### Brief
Everything from the first line of the data through the line with "PieChart, Pie, Cell" is to be echoed exactly, minus the pictures.

━━━ Information shown ━━━

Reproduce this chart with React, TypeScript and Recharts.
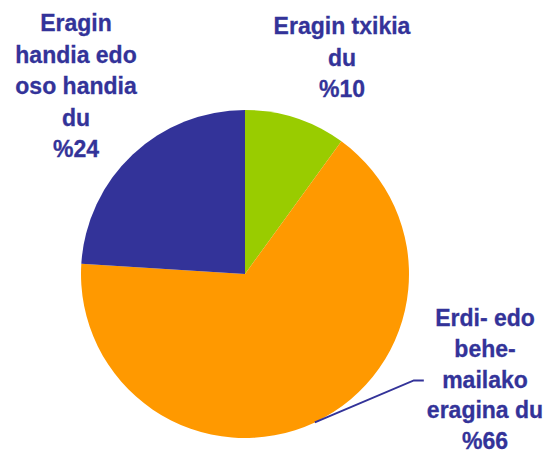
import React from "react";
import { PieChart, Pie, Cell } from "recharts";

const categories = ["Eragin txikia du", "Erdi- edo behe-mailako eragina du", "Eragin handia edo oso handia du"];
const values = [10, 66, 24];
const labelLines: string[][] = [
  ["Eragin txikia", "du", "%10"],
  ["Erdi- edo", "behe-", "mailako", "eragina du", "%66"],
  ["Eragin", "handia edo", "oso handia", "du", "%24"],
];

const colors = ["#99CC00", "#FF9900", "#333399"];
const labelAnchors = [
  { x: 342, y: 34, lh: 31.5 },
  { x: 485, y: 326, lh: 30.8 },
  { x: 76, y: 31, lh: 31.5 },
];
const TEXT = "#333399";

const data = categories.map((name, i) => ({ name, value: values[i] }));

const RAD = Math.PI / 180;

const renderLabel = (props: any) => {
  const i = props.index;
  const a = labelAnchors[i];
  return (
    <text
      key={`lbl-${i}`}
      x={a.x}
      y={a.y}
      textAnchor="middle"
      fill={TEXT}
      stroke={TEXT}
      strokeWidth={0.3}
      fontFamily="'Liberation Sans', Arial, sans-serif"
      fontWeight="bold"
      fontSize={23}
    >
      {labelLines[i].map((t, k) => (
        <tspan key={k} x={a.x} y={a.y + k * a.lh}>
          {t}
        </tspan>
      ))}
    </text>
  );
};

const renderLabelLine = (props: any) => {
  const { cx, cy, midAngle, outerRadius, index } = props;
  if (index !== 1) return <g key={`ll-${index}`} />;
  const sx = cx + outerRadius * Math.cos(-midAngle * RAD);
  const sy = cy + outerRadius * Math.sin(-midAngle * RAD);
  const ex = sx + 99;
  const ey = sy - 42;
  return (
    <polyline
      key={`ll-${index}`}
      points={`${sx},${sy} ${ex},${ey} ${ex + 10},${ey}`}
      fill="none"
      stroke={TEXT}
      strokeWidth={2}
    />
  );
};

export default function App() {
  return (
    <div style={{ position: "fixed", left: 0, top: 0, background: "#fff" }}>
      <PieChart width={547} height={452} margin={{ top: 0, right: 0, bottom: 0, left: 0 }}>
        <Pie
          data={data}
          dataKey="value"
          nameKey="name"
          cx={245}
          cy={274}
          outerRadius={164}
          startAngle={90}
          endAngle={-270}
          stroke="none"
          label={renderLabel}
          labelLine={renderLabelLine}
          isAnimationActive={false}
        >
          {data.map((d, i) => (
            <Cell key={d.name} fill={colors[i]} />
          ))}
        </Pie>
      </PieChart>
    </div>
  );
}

━━━

### Task result
Reproduce this chart with React, TypeScript and Recharts.
import React from "react";
import { PieChart, Pie, Cell } from "recharts";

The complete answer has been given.